§ Given task
Return every line of the records below verbatim, with no pictures in the copy.

§ Provided records
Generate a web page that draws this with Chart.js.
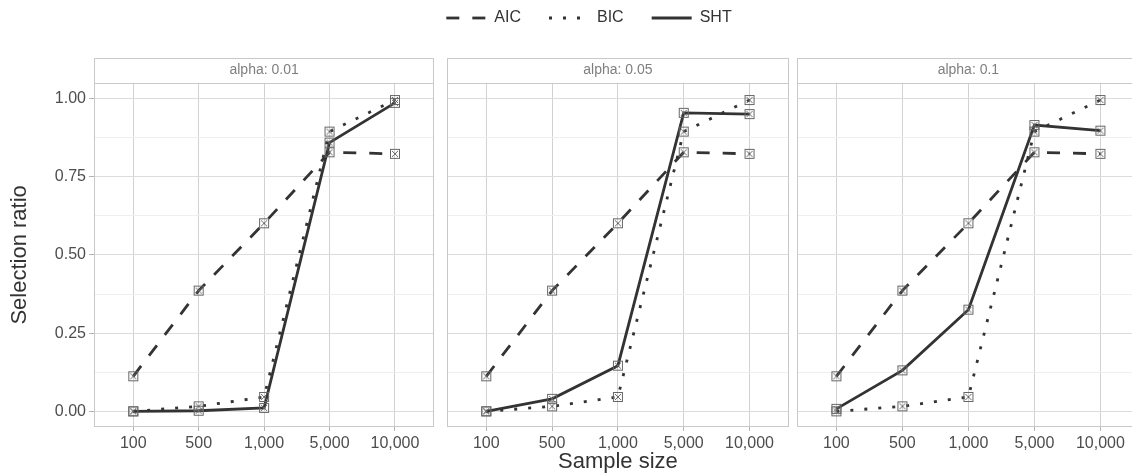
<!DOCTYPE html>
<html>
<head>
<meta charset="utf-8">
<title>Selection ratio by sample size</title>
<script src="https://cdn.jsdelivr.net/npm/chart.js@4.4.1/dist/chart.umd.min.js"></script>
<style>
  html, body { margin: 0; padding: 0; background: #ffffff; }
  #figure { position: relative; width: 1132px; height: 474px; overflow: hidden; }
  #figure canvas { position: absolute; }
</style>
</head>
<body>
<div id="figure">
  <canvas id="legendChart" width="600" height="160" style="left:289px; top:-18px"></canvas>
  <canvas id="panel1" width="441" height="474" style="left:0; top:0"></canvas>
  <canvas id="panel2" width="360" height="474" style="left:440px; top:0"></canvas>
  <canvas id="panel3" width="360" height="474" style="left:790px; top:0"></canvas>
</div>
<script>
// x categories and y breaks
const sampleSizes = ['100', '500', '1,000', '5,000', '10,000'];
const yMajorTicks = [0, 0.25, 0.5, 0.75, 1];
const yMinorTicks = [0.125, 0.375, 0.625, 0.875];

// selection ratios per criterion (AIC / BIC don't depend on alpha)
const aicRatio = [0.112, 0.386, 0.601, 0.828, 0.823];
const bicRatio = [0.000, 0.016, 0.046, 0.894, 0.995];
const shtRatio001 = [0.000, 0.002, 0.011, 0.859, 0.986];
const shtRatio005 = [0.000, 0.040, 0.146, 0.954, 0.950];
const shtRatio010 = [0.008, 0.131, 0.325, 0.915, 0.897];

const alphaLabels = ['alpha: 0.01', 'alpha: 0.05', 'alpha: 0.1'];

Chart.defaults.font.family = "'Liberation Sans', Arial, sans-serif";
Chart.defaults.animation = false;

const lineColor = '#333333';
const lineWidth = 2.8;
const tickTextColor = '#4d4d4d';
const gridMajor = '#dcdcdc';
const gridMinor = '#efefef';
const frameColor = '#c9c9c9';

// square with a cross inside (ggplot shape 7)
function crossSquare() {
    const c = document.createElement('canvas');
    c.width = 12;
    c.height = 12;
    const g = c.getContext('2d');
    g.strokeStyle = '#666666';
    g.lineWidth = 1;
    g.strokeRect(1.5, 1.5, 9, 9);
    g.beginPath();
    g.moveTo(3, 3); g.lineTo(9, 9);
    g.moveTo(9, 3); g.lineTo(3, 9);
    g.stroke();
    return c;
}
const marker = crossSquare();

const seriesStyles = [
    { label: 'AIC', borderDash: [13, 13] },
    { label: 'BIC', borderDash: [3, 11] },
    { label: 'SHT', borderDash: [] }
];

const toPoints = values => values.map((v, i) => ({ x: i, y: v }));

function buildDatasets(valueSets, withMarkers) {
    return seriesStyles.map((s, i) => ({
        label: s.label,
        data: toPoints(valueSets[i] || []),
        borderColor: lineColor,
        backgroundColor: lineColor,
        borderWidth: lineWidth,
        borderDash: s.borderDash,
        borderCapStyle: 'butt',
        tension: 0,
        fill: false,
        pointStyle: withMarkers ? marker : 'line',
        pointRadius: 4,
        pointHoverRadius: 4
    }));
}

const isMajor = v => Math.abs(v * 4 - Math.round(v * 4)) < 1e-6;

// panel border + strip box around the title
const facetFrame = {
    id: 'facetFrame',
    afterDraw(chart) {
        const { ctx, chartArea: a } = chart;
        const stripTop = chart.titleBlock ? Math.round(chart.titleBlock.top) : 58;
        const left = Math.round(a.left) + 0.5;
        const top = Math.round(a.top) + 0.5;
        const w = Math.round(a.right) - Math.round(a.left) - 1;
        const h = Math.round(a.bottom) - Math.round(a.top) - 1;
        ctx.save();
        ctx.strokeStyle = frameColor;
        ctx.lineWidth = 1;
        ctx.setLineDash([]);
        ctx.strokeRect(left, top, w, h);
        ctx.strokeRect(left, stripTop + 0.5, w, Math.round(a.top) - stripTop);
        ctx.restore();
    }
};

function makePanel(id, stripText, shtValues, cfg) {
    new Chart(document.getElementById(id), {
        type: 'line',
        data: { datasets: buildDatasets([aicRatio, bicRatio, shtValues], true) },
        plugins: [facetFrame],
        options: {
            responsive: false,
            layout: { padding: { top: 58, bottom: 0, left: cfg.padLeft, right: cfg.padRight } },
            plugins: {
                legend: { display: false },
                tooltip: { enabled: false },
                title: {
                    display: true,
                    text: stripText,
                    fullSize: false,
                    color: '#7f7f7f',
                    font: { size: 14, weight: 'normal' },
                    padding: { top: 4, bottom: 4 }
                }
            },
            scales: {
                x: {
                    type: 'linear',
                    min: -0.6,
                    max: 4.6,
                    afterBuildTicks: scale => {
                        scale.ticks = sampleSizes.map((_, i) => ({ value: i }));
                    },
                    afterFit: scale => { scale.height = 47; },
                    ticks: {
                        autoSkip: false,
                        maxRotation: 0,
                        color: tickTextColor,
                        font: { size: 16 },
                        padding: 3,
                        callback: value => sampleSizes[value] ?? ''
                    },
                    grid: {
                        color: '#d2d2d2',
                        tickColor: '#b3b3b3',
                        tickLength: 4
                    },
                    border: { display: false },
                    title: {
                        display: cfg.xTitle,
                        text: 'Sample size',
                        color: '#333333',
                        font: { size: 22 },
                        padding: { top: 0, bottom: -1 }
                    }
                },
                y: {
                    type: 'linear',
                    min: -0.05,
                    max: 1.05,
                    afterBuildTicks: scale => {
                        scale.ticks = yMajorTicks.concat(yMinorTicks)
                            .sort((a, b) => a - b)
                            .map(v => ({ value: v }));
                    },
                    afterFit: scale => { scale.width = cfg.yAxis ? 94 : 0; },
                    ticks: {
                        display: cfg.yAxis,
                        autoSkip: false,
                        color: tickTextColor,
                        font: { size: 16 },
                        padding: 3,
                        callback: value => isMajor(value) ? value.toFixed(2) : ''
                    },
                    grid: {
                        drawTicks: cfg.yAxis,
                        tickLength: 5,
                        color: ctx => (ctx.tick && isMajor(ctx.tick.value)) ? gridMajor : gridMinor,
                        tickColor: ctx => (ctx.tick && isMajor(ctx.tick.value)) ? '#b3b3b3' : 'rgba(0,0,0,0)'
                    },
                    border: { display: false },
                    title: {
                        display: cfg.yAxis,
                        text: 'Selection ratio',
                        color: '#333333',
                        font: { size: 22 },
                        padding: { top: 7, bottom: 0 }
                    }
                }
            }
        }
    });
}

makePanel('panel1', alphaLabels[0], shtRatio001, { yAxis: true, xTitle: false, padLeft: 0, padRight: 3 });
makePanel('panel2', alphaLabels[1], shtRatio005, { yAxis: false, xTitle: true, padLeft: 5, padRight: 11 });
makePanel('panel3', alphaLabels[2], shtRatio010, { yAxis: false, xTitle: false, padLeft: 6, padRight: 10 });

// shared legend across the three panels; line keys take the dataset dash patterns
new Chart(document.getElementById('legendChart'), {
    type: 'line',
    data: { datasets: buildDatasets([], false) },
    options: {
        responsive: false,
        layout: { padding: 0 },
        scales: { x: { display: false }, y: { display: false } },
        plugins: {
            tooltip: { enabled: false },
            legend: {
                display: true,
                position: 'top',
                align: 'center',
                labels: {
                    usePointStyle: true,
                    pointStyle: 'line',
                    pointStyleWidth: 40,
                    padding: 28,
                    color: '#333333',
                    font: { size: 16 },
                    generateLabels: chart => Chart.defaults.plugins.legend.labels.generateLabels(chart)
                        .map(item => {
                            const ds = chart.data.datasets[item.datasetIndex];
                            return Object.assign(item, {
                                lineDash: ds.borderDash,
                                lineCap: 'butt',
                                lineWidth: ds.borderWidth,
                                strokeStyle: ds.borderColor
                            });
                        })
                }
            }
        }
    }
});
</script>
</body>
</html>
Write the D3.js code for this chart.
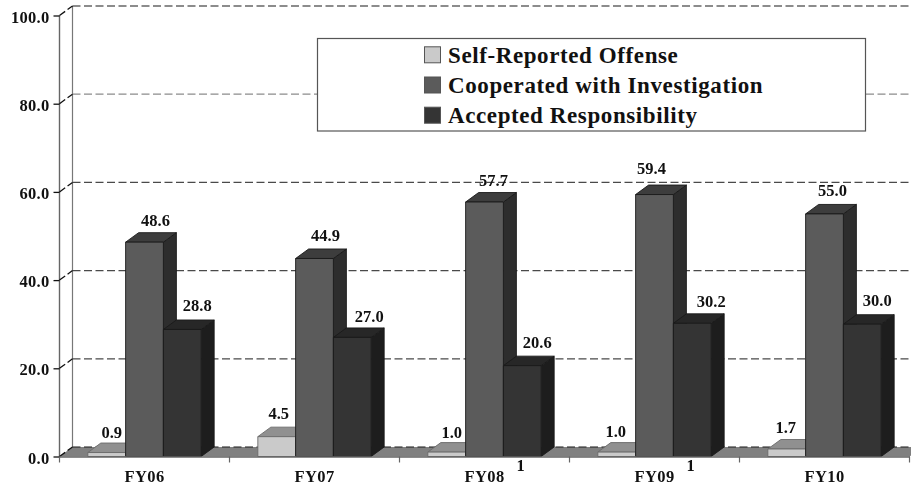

§ Answer to the exercise
Generate a web page that draws this with Chart.js.
<!DOCTYPE html>
<html>
<head>
<meta charset="utf-8">
<title>Selection ratio by sample size</title>
<script src="https://cdn.jsdelivr.net/npm/chart.js@4.4.1/dist/chart.umd.min.js"></script>
<style>
  html, body { margin: 0; padding: 0; background: #ffffff; }
  #figure { position: relative; width: 1132px; height: 474px; overflow: hidden; }
  #figure canvas { position: absolute; }
</style>
</head>
<body>
<div id="figure">
  <canvas id="legendChart" width="600" height="160" style="left:289px; top:-18px"></canvas>
  <canvas id="panel1" width="441" height="474" style="left:0; top:0"></canvas>
  <canvas id="panel2" width="360" height="474" style="left:440px; top:0"></canvas>
  <canvas id="panel3" width="360" height="474" style="left:790px; top:0"></canvas>
</div>
<script>
// x categories and y breaks
const sampleSizes = ['100', '500', '1,000', '5,000', '10,000'];
const yMajorTicks = [0, 0.25, 0.5, 0.75, 1];
const yMinorTicks = [0.125, 0.375, 0.625, 0.875];

// selection ratios per criterion (AIC / BIC don't depend on alpha)
const aicRatio = [0.112, 0.386, 0.601, 0.828, 0.823];
const bicRatio = [0.000, 0.016, 0.046, 0.894, 0.995];
const shtRatio001 = [0.000, 0.002, 0.011, 0.859, 0.986];
const shtRatio005 = [0.000, 0.040, 0.146, 0.954, 0.950];
const shtRatio010 = [0.008, 0.131, 0.325, 0.915, 0.897];

const alphaLabels = ['alpha: 0.01', 'alpha: 0.05', 'alpha: 0.1'];

Chart.defaults.font.family = "'Liberation Sans', Arial, sans-serif";
Chart.defaults.animation = false;

const lineColor = '#333333';
const lineWidth = 2.8;
const tickTextColor = '#4d4d4d';
const gridMajor = '#dcdcdc';
const gridMinor = '#efefef';
const frameColor = '#c9c9c9';

// square with a cross inside (ggplot shape 7)
function crossSquare() {
    const c = document.createElement('canvas');
    c.width = 12;
    c.height = 12;
    const g = c.getContext('2d');
    g.strokeStyle = '#666666';
    g.lineWidth = 1;
    g.strokeRect(1.5, 1.5, 9, 9);
    g.beginPath();
    g.moveTo(3, 3); g.lineTo(9, 9);
    g.moveTo(9, 3); g.lineTo(3, 9);
    g.stroke();
    return c;
}
const marker = crossSquare();

const seriesStyles = [
    { label: 'AIC', borderDash: [13, 13] },
    { label: 'BIC', borderDash: [3, 11] },
    { label: 'SHT', borderDash: [] }
];

const toPoints = values => values.map((v, i) => ({ x: i, y: v }));

function buildDatasets(valueSets, withMarkers) {
    return seriesStyles.map((s, i) => ({
        label: s.label,
        data: toPoints(valueSets[i] || []),
        borderColor: lineColor,
        backgroundColor: lineColor,
        borderWidth: lineWidth,
        borderDash: s.borderDash,
        borderCapStyle: 'butt',
        tension: 0,
        fill: false,
        pointStyle: withMarkers ? marker : 'line',
        pointRadius: 4,
        pointHoverRadius: 4
    }));
}

const isMajor = v => Math.abs(v * 4 - Math.round(v * 4)) < 1e-6;

// panel border + strip box around the title
const facetFrame = {
    id: 'facetFrame',
    afterDraw(chart) {
        const { ctx, chartArea: a } = chart;
        const stripTop = chart.titleBlock ? Math.round(chart.titleBlock.top) : 58;
        const left = Math.round(a.left) + 0.5;
        const top = Math.round(a.top) + 0.5;
        const w = Math.round(a.right) - Math.round(a.left) - 1;
        const h = Math.round(a.bottom) - Math.round(a.top) - 1;
        ctx.save();
        ctx.strokeStyle = frameColor;
        ctx.lineWidth = 1;
        ctx.setLineDash([]);
        ctx.strokeRect(left, top, w, h);
        ctx.strokeRect(left, stripTop + 0.5, w, Math.round(a.top) - stripTop);
        ctx.restore();
    }
};

function makePanel(id, stripText, shtValues, cfg) {
    new Chart(document.getElementById(id), {
        type: 'line',
        data: { datasets: buildDatasets([aicRatio, bicRatio, shtValues], true) },
        plugins: [facetFrame],
        options: {
            responsive: false,
            layout: { padding: { top: 58, bottom: 0, left: cfg.padLeft, right: cfg.padRight } },
            plugins: {
                legend: { display: false },
                tooltip: { enabled: false },
                title: {
                    display: true,
                    text: stripText,
                    fullSize: false,
                    color: '#7f7f7f',
                    font: { size: 14, weight: 'normal' },
                    padding: { top: 4, bottom: 4 }
                }
            },
            scales: {
                x: {
                    type: 'linear',
                    min: -0.6,
                    max: 4.6,
                    afterBuildTicks: scale => {
                        scale.ticks = sampleSizes.map((_, i) => ({ value: i }));
                    },
                    afterFit: scale => { scale.height = 47; },
                    ticks: {
                        autoSkip: false,
                        maxRotation: 0,
                        color: tickTextColor,
                        font: { size: 16 },
                        padding: 3,
                        callback: value => sampleSizes[value] ?? ''
                    },
                    grid: {
                        color: '#d2d2d2',
                        tickColor: '#b3b3b3',
                        tickLength: 4
                    },
                    border: { display: false },
                    title: {
                        display: cfg.xTitle,
                        text: 'Sample size',
                        color: '#333333',
                        font: { size: 22 },
                        padding: { top: 0, bottom: -1 }
                    }
                },
                y: {
                    type: 'linear',
                    min: -0.05,
                    max: 1.05,
                    afterBuildTicks: scale => {
                        scale.ticks = yMajorTicks.concat(yMinorTicks)
                            .sort((a, b) => a - b)
                            .map(v => ({ value: v }));
                    },
                    afterFit: scale => { scale.width = cfg.yAxis ? 94 : 0; },
                    ticks: {
                        display: cfg.yAxis,
                        autoSkip: false,
                        color: tickTextColor,
                        font: { size: 16 },
                        padding: 3,
                        callback: value => isMajor(value) ? value.toFixed(2) : ''
                    },
                    grid: {
                        drawTicks: cfg.yAxis,
                        tickLength: 5,
                        color: ctx => (ctx.tick && isMajor(ctx.tick.value)) ? gridMajor : gridMinor,
                        tickColor: ctx => (ctx.tick && isMajor(ctx.tick.value)) ? '#b3b3b3' : 'rgba(0,0,0,0)'
                    },
                    border: { display: false },
                    title: {
                        display: cfg.yAxis,
                        text: 'Selection ratio',
                        color: '#333333',
                        font: { size: 22 },
                        padding: { top: 7, bottom: 0 }
                    }
                }
            }
        }
    });
}

makePanel('panel1', alphaLabels[0], shtRatio001, { yAxis: true, xTitle: false, padLeft: 0, padRight: 3 });
makePanel('panel2', alphaLabels[1], shtRatio005, { yAxis: false, xTitle: true, padLeft: 5, padRight: 11 });
makePanel('panel3', alphaLabels[2], shtRatio010, { yAxis: false, xTitle: false, padLeft: 6, padRight: 10 });

// shared legend across the three panels; line keys take the dataset dash patterns
new Chart(document.getElementById('legendChart'), {
    type: 'line',
    data: { datasets: buildDatasets([], false) },
    options: {
        responsive: false,
        layout: { padding: 0 },
        scales: { x: { display: false }, y: { display: false } },
        plugins: {
            tooltip: { enabled: false },
            legend: {
                display: true,
                position: 'top',
                align: 'center',
                labels: {
                    usePointStyle: true,
                    pointStyle: 'line',
                    pointStyleWidth: 40,
                    padding: 28,
                    color: '#333333',
                    font: { size: 16 },
                    generateLabels: chart => Chart.defaults.plugins.legend.labels.generateLabels(chart)
                        .map(item => {
                            const ds = chart.data.datasets[item.datasetIndex];
                            return Object.assign(item, {
                                lineDash: ds.borderDash,
                                lineCap: 'butt',
                                lineWidth: ds.borderWidth,
                                strokeStyle: ds.borderColor
                            });
                        })
                }
            }
        }
    }
});
</script>
</body>
</html>
Write the D3.js code for this chart.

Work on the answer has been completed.